House of Commons, UK Parliament |
It is asking questions about how well they have worked and what that might tell us about the sort of goals the world should commit to after the MDGs expire in 2015.
Pencils are being sharpened by lobbyists as we speak.
The Committee is a powerful one in the UK, and has recently been made even more powerful by the British Government, who ensured that a new body called the Independent Commission on Aid Impact (ICAI) reports to it. The Government is required by law to respond to every recommendation the Committee makes, giving its reasons, which makes it a strong part of the checks and balances of the system.
Several members of the Committee have told me that this Inquiry was timed to coincide with the setting up of the High Level Panel announced by Ban Ki-Moon recently, which will be joint chaired by British Prime Minister David Cameron and his counterparts from Liberia and Indonesia. Put that together with the leading role among donors that the British Department for International Development (DFID) occupies and you begin to see that this Inquiry may well end up being very influential indeed, way beyond the borders of the UK.
So it's important. That much we can all agree on. But what should we tell them about how well or otherwise the MDGs have done? That much, I suspect, we can't.
The MPs, in the questions they are asking for people's views on, are basically asking whether the system of MDGs works or not. In other words should we have another set of globally agreed targets that everyone has to follow by a deadline. Or, if they haven't worked, is there another way?
Surely the answer is that despite some remarkable strides forward in health and primary education, they have not worked, certainly not in the way and to the extent they were intended to. And that this is because a set of quantitative targets that you measure by counting things works when you are building hospitals, roads or schools but it does not work when you are trying to promote rights, political inclusion and an economy in which everyone has the opportunity to participate. That is why in those areas where rights, political inclusion and equity are in short supply or non-existent, the least progress has been made. The World Bank has found that no conflict affected country has met a single MDG, nor will they. Bad luck for the 1.5 billion people who live in them.
The problem is that civil society in the UK and apparently across the rest of the "Northern" world as well, has a schizophrenic approach to that conundrum. The dominant message coming out of NGOs in the UK at the moment is aimed at pressurising the UK Government to enshrine a committment to give a minimum of 0.7% GDP in overseas development assistance. Being polite this is not the most astute politics at a time when the UK has just entered a double dip recession and people are losing their jobs.
There is an argument to be had about whether you should really measure your effectiveness when it comes to aid against what you put in rather than what it actually delivers, but also consider for a moment what that advocacy message implies to the outside world: that the main priority of civil society is a measure that centres on GDP - precisely the approach which led to the definition of a set of economist-designed goals that address the things you can count and touch but ignore the things you can't - but which, in the long term, are essential to genuinely turning things around.

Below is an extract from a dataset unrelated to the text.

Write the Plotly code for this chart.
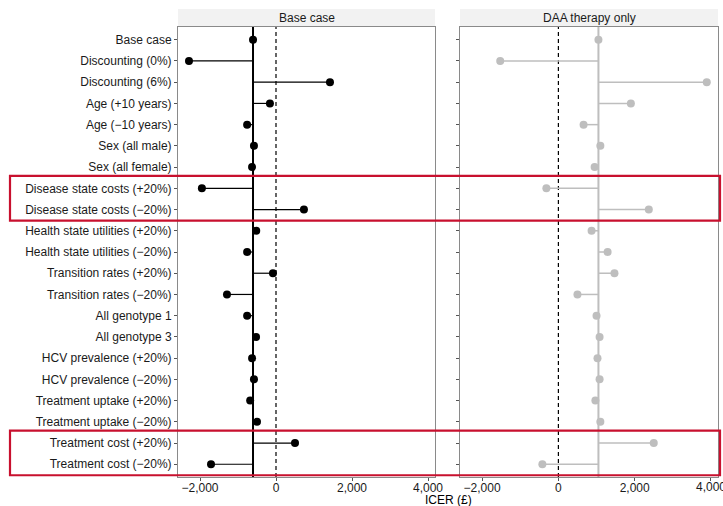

Oxfam, among others, now refute this approach and argue for a much wider concept of what "growth" actually means. When I last gave evidence to the Committee they were interested in exploring not only the new things we should be measuring but over what sort of timescales they should be measured - did we ever really expect to halve world poverty in 15 years?
So isn't this actually an opportunity instead to have a more meaningful conversation about what really works?
That would mean publicly accepting that development is not an economists' project that can be measured in unit cost of input or GDP rate of output but rather a political intervention in the affairs of other people's countries, with their consent, with a view to changing those politics for the better. I just felt awkward even typing that sentence becasue of the colonial overtones to it, which is the same reason why donor countries have also been reluctant to talk about it too. But if you do accept that argument, the focus on 0.7% or GDP starts to look strange.
And with the global economy in flux, the emergence of very different power relationships between the old "North" and "South" than were in place at the time the MDGs were conceived in 2000 and the rise in concern over environmental issues means that what emerges after 2015 is wide open for debate. There are at the moment no limits as to where that conversation might go and in what forums it might take place, or even if it ends up with anything after 2015 at all. But if civil society can't move on from it's fixation with targets like 0.7% they won't be a part of the main conversation.